The Gothic, Anglo-Saxon, Wycliffe and Tyndale Polyglot of the N.T. Gospels, by J. Bosworth, 1865.

 

Info on the languages: Gothic, Old-, Middle- and Early Modern English.

 

* Gothic is an extinct East Germanic language. Mostly that is known about it is thanks to the Gothic Ulfilas-Bible, made after 348 AD in the region north-east of the river Danube. Ulfilas used the correct Greek manuscripts that were used in that area (near Constantinople). The Gospels used in this book come from the Ulfilas-Bible. The only problem for Bosworth was that he didn’t found all the remaining texts of the Ulfilas already in 1865.
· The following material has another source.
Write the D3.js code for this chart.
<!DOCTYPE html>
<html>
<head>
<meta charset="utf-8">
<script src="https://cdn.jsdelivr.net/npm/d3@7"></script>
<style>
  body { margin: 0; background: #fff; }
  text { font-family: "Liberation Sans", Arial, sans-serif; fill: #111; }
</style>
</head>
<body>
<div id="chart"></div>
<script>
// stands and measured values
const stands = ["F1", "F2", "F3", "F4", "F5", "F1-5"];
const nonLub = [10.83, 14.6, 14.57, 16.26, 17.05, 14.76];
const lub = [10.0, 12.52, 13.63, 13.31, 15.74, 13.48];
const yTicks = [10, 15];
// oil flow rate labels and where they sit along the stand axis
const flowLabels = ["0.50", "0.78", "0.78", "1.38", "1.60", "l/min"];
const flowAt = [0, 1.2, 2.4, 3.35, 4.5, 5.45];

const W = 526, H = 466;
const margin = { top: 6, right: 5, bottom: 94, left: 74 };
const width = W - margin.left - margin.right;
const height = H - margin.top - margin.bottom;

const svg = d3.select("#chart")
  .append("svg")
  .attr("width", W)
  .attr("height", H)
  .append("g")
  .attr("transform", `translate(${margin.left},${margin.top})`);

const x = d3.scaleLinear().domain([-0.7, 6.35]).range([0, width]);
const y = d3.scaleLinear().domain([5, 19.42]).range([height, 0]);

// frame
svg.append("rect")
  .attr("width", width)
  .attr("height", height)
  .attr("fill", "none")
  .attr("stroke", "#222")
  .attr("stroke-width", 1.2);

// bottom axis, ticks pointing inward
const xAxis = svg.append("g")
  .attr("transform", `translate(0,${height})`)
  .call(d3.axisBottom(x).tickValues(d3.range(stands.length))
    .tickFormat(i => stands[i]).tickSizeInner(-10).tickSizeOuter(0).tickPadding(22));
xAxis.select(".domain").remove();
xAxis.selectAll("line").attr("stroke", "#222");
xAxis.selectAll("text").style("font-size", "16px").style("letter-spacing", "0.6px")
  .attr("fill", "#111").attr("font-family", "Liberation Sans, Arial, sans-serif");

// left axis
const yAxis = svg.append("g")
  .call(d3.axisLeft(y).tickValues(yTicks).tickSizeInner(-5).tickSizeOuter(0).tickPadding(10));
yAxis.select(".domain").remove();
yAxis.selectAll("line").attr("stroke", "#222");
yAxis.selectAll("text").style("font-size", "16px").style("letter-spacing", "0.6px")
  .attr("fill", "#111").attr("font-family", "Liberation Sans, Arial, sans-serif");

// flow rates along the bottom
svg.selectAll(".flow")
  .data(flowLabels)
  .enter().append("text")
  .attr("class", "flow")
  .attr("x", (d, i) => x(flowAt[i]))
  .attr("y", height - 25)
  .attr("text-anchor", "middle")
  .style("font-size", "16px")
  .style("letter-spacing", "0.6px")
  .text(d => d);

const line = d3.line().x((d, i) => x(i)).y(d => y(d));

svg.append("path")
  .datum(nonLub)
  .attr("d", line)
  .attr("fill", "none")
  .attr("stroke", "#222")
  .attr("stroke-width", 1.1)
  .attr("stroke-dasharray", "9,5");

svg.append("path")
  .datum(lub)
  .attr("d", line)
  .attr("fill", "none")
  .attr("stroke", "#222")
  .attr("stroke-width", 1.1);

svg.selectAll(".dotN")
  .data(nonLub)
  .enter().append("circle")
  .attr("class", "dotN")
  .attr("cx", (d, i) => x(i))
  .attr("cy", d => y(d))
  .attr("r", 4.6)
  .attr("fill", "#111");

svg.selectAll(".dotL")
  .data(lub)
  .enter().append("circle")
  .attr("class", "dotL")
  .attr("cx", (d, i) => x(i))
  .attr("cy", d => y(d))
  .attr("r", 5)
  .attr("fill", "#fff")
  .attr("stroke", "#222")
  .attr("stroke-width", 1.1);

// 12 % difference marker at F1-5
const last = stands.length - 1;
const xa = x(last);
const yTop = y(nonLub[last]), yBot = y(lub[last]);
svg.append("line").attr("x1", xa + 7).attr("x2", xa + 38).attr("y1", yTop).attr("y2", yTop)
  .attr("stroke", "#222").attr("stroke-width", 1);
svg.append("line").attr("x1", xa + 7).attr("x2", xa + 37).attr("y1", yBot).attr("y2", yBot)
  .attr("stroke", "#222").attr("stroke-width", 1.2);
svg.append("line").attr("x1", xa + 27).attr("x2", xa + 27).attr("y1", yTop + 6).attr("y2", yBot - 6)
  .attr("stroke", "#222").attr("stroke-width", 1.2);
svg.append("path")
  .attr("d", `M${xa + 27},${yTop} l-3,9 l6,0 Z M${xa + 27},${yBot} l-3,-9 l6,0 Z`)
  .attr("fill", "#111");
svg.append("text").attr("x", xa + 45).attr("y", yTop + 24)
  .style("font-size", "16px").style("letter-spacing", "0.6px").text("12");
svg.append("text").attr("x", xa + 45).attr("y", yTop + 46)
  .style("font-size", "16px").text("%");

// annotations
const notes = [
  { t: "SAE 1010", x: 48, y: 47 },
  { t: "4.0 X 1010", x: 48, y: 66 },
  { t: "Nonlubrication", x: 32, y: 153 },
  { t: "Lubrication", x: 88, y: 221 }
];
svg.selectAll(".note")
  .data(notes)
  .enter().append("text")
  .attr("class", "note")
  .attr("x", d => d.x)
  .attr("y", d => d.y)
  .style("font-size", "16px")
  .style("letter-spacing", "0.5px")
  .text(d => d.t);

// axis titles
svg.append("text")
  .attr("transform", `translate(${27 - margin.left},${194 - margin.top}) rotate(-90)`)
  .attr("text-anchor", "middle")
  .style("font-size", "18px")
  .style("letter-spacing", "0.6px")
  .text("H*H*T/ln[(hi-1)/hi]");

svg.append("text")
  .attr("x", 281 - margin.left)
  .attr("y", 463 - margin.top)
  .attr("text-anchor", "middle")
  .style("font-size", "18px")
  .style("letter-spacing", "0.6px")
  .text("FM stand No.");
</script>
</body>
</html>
The last speakers of Gothic died in the 18th century on the Crimea.

 

* Anglo-Saxon is another word for Old-English, the form of English spoken between the 5th and 12th century in England. English is a North Sea Germanic language, together with Scottish Lowlands and Frisian. This North Sea Germanic is a separate branch of West Germanic (Dutch, Low German, German, Jiddish and African). These Anglo-Saxon Gospels are from 995 AD.

 

* The Wycliffe Gospels are written in 1389 in a form of English that is called Middle-English, spoken in England between 1200 and 1500. These Gospels come from Wycliffe’s Bible translation.

 

* The Tyndale Gospels are printed in 1526 in Early Modern-English (1500 till 1800). These Gospels come from Tyndale’s N.T. translation. He died a martyrs death for his work for the Lord, when the inquisition killed him in 1536.